For active participants, heightened volatility presents both opportunity and hazard. Robust risk management, conservative use of leverage, and clearly defined entry and exit rules are essential. For long‑term investors, capitulation phases can offer accumulation windows, but they demand patience: historically, outsized returns often follow prolonged price suffering rather than quick rebounds.

The Warhial Perspective

Our structural reading of on‑chain data and historical cycle patterns suggests with reasonable probability that Bitcoin’s final low will not be swift or comfortable. Anticipate a fearful autumn in 2026 rather than an immediate rebound after early stabilization signals. What is distinctive in this cycle is the changed composition of market participants: the post‑2023 influx of institutional capital altered liquidity dynamics and market expectations. Institutions can both exacerbate drawdowns — because they can sell large positions efficiently — and provide the buying depth necessary for durable recovery if they choose to deploy capital at discounts.

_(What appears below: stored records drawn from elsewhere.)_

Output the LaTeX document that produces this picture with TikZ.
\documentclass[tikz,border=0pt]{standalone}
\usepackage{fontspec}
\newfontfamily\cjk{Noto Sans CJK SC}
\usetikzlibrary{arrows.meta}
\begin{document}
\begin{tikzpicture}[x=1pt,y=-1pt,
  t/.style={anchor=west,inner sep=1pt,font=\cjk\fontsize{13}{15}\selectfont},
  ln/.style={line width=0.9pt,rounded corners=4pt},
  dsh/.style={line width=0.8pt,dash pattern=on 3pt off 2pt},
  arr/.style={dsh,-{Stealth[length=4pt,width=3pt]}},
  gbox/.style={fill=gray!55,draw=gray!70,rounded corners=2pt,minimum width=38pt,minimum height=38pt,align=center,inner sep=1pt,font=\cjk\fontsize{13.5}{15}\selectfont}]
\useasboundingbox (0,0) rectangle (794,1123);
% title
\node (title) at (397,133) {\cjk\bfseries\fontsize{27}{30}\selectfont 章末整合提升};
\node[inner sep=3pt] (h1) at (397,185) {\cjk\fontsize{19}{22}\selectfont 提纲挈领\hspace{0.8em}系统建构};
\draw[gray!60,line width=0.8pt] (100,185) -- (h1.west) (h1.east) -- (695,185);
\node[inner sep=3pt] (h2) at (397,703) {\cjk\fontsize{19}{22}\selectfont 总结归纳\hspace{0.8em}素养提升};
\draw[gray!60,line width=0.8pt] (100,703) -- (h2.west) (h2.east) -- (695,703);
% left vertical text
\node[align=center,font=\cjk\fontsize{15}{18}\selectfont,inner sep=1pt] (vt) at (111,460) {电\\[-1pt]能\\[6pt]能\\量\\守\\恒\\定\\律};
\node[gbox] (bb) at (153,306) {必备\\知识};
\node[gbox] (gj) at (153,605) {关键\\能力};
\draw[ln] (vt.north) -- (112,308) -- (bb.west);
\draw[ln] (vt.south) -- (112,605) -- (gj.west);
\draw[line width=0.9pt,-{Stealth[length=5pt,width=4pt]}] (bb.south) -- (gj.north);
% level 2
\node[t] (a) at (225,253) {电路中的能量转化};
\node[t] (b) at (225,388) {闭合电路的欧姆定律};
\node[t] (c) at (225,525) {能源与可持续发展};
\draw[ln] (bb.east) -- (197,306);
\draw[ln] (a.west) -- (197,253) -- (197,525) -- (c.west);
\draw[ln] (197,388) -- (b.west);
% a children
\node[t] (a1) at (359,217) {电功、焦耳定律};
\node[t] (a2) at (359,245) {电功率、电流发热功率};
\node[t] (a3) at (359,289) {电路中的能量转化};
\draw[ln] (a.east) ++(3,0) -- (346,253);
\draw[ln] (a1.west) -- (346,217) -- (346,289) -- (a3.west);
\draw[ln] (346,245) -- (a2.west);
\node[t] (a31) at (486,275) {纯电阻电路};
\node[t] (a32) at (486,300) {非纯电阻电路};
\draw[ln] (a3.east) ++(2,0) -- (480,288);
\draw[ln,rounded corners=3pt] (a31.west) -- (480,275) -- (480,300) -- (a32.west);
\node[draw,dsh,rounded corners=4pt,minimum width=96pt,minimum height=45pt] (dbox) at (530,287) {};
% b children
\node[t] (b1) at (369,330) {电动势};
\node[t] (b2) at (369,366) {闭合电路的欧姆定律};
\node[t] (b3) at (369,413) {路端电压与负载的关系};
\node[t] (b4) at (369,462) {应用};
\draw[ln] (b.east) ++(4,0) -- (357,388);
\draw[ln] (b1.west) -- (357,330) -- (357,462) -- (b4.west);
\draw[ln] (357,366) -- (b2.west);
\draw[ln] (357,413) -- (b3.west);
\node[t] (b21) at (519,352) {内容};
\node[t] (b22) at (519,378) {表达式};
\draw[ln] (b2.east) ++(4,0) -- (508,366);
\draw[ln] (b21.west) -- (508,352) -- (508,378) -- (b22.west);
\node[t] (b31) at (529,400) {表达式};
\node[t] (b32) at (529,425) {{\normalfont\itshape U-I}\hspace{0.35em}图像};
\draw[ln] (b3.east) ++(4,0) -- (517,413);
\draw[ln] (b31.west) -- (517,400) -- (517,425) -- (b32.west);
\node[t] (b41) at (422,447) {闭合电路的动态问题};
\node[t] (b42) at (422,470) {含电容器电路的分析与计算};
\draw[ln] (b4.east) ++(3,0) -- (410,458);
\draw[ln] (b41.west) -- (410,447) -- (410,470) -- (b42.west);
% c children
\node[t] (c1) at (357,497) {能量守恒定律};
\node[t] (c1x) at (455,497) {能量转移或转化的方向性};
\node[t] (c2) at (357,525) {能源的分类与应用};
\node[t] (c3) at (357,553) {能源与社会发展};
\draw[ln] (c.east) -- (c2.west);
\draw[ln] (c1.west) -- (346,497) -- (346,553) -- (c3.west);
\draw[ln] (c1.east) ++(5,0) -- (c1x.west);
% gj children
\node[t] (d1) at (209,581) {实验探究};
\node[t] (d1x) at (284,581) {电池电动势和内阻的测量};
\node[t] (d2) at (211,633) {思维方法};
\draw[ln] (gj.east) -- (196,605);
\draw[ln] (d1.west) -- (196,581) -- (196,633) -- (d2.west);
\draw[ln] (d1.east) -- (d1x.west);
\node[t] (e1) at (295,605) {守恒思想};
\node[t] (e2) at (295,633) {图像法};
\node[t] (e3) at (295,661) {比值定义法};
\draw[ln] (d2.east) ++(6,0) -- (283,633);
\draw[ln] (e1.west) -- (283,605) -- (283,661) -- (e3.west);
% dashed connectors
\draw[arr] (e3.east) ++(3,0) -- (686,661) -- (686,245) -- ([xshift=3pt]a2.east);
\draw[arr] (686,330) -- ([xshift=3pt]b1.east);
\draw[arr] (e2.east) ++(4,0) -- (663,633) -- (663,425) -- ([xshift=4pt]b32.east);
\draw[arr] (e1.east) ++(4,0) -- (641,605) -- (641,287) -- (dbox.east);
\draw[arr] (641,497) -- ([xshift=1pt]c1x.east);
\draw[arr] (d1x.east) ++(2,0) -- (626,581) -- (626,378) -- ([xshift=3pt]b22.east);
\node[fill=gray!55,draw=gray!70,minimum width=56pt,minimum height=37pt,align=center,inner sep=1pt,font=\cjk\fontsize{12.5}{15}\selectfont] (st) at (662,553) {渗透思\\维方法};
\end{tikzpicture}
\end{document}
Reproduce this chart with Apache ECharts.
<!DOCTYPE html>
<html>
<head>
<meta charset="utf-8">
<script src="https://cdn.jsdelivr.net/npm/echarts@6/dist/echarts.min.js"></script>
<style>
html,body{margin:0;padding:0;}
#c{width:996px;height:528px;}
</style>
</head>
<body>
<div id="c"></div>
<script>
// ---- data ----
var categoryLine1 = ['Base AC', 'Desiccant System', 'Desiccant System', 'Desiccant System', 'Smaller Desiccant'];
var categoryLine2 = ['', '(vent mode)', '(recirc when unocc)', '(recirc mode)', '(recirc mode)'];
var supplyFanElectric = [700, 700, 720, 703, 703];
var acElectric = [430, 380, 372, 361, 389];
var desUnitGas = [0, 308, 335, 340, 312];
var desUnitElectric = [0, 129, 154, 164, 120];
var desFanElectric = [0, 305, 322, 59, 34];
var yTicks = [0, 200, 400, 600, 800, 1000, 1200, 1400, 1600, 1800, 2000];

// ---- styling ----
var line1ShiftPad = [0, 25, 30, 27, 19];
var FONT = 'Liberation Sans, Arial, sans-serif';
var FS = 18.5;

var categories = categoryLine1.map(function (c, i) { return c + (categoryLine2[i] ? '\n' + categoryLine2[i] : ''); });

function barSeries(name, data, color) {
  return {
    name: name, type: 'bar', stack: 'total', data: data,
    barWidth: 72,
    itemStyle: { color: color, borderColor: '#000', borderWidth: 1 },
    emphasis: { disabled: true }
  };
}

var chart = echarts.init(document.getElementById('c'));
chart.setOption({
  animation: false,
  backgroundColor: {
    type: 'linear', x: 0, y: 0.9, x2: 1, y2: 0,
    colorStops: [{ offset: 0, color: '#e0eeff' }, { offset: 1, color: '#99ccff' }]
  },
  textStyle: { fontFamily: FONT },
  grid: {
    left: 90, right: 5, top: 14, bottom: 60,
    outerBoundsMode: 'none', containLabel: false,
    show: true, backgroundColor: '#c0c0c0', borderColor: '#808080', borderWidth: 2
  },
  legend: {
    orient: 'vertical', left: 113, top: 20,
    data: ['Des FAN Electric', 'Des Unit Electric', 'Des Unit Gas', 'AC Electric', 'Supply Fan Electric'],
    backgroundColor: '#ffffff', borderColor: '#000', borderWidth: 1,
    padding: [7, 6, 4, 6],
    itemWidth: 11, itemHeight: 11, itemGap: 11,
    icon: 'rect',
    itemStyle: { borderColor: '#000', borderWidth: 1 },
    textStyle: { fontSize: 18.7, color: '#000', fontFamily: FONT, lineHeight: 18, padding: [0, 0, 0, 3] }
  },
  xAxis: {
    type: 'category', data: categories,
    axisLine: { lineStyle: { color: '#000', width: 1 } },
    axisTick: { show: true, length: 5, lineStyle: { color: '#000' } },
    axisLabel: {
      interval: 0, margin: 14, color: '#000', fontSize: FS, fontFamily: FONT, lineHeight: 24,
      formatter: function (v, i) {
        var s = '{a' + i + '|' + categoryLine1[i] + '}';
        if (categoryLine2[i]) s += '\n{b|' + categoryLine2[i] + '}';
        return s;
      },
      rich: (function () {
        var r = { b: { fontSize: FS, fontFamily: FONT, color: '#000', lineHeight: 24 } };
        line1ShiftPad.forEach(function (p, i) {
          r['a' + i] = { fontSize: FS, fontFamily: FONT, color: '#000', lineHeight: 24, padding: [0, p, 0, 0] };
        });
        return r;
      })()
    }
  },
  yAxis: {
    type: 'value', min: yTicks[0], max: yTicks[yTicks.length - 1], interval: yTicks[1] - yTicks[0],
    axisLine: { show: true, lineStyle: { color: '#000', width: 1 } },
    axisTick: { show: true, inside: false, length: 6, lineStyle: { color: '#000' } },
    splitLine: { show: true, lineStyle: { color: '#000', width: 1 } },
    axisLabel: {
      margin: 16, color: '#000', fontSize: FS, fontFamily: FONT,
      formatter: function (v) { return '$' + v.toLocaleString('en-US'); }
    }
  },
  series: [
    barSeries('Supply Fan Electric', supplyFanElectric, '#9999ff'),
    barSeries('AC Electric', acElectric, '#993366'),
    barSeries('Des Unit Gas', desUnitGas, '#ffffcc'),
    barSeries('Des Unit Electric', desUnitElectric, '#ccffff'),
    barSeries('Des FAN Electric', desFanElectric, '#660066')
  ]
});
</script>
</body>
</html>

Our forecast: a significant probability that Bitcoin reaches a $40,000–$50,000 trough in Q4 2026. A deeper move below $40,000 remains possible, but it would likely require an additional macro shock or contagion within the crypto ecosystem. Savvy investors should use this period to validate fundamentals, diversify exposures, and resist impulsive speculation driven by hope. Current capitulation is painful but not necessarily terminal for Bitcoin; it may instead recalibrate the market toward a stronger foundation for the next cycle of adoption.